A Bassignana, invece, nell’ambito del secondo intervento realizzato con fondi PNRR, è stata attuata un’altra operazione: è stata abbassata la difesa della sponda, per alimentare la lanca principale già aperta, ed è stato realizzato un canale di collegamento con la lanca secondaria, «affinché questa sia alimentata da monte con maggiore frequenza, quando i livelli del fiume crescono», ha detto l’Agenzia per il Po. Anche in questo caso, la riforestazione diffusa naturalistica è abbondante e realizzata in sinergia con l’ambiente esistente nell’area: i nuovi alberi sono stati integrati con gli impianti di pioppo artificiali già presenti da anni, ma in questo caso l’obiettivo è quello di valorizzare la vegetazione tipica autoctona e, allo stesso tempo, limitare le specie estranee che sono state introdotte ma non fanno parte dell’habitat originario.
Zone da ripristinare, ma soprattutto zone di cui riappropriarsi senza sfruttamento o speculazioni.

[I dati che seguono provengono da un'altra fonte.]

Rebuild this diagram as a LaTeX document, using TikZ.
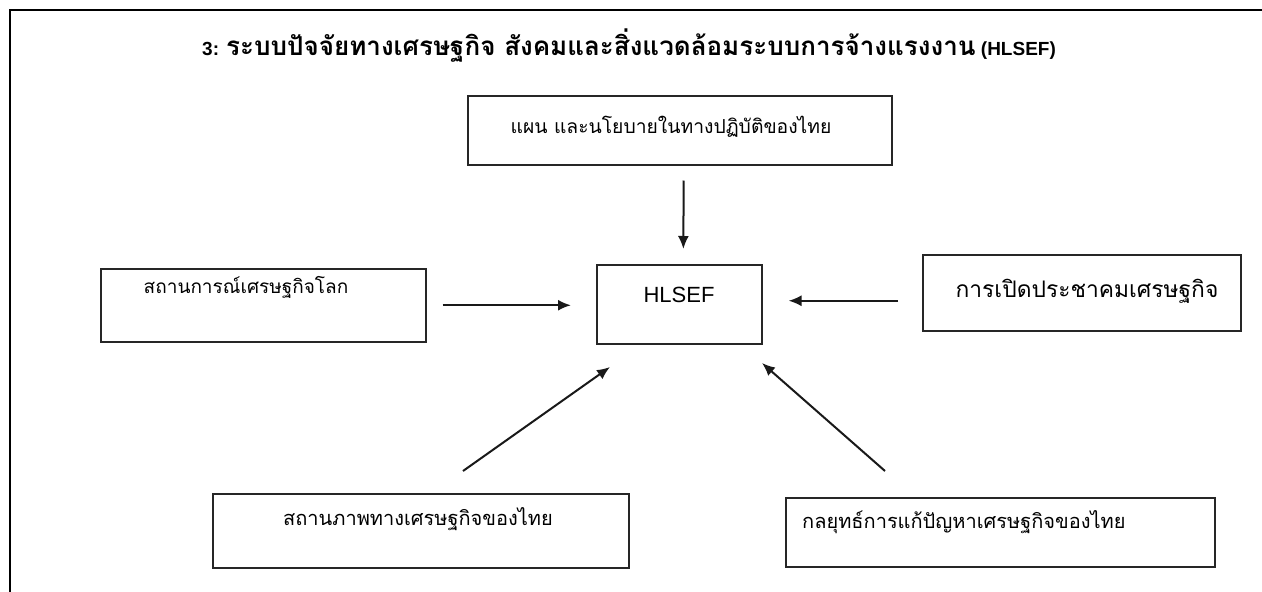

Secondo il sindaco di Casale Monferrato, Emanuele Capra (Lega), «il rapporto della città con il Po è complesso e talvolta conflittuale, a causa dei fenomeni alluvionali, ma negli ultimi anni gli interventi per incrementare la sicurezza idraulica, come l’arretramento dell’argine di Cascina Consolata, e quelli finalizzati a una fruizione ambientale del fiume – dalla rinaturazione ai percorsi ciclabili – stanno rendendo il Po sempre più un’opportunità positiva per il nostro territorio». Interpellato da L’Unica, un portavoce del Comune spiega che ci sono anche altri progetti per la valorizzazione territoriale della città: «L’area di piazza Venezia, che ora è in corso di riqualificazione, verrà poi completata con nuove aree verdi, sia verso la città che verso il fiume. Una parte è già stata realizzata dal parco del Po. Anche la ciclabile VenTo [il percorso turistico che collega Venezia e Torino, ndr], che è in fase di realizzazione, sarà un’occasione per progettare e riqualificare gli spazi vicini».